Views | Dravid: The man and his credo

Views | Dravid: The man and his credo

Most of the indomitable protagonists in Alistair Maclean’s masterful thrillers were 39 years old. As a teenager, this used to be a matter of constant bewilderment to me -- why were Maclean’s heroes so old ? In Bengali adventure tales, the men handing out just desserts to blackguards were all in their early twenties. Later, I read somewhere that according to Oscar Wilde, a man reaches his peak at 29.

Rahul Dravid is two months away from 39. Maclean was right.

But that has been the story of Dravid’s 15-year international career. Even after his Eden 100, most writers, while praising Dravid, expressed regret in the same breath that Tendulkar hadn’t got his 100th 100.

Statistics. Sachin Tendulkar, the man from Krypton, is a tsunami of numbers that have never been thought possible before him, and will almost certainly never be equaled. But there are three data points about Dravid that one should highlight, and they tell something, if one cares to listen. One, he is the only Indian batsman of his generation whose batting average is higher playing abroad than in India—that is, away from the flat pitches that India specialises in, in a climate that doesn’t help the ball swing and dip. Two, his average in the fourth innings in Tests—when you bat to win, or save a match—is higher than Tendulkar’s. Three, in Tests that India lost, Dravid averaged significantly less than Tendulkar. So Dravid seems to play better than he usually does in less familiar and friendly conditions. And that, India is more likely to lose a Test when Dravid fails, rather than Tendulkar.

But Dravid’s career cannot and should not be judged by statistics alone. It is his uniqueness that needs to be recognised, and that uniqueness can hardly be explained even to some measure by numbers. Neither can he be assessed by the pleasure he has given fans. For, he has never been (nor cared to be) a man who can bring the crowds to their feet with strokes brutal and beautiful, like a Tendulkar or a Sehwag.

Yet, if you step back and look at the last dozen years of Indian cricket, Dravid will almost certainly emerge as the country’s most valuable batsman in the longer form of the game -- the Test match, a format where there’s no place to hide.

But the man himself, one suspects, would never have been too bothered about all that.

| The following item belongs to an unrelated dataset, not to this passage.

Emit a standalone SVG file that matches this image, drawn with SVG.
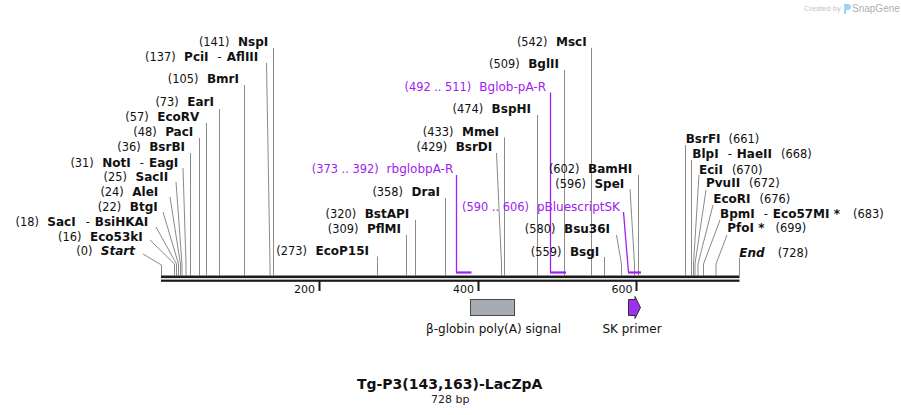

There is his personal code, his personal standards, and those cannot be swayed by public opinion. Watch his face when he is on the field. He rarely smiles, unlike, say, a Laxman or a Sehwag. He never appears relaxed, like a Dhoni. His face is grim, his eyes unwavering, his bearing devoid of any nervous tics. His attention is completely focused on the business at hand, his mind working constantly, logically, working it all out, moment by moment.

If cricket is a game essentially played in the mind, Dravid’s mind will surely be a fascinating study. I met him only once, in 2004, at a dinner in Kolkata at the apartment of a common friend. While we were chatting over dinner, I asked him why he did not write. Relying on a ghost writer would obviously be anathema to him, but why didn’t he write himself -- anyone who spoke to him even briefly would know that he would make a fine writer.

His reply surprised me, yet, when I thought about it later, I felt that it was typical of the man. “When I see the quality of writing by people like Scyld Berry or David Frith," he said, “I feel daunted. I can never write as well as they can. So I don’t even try." He would not attempt anything unless he was convinced that his efforts would meet his own personal standards of excellence. And for that, he would always rely on his own dispassionate -- perhaps pitiless -- judgement of himself and his abilities. The choices he made, the decisions he took, would always be based on this self-awareness.

That was seven years ago. But nothing seems to have changed since. He is just older by seven years.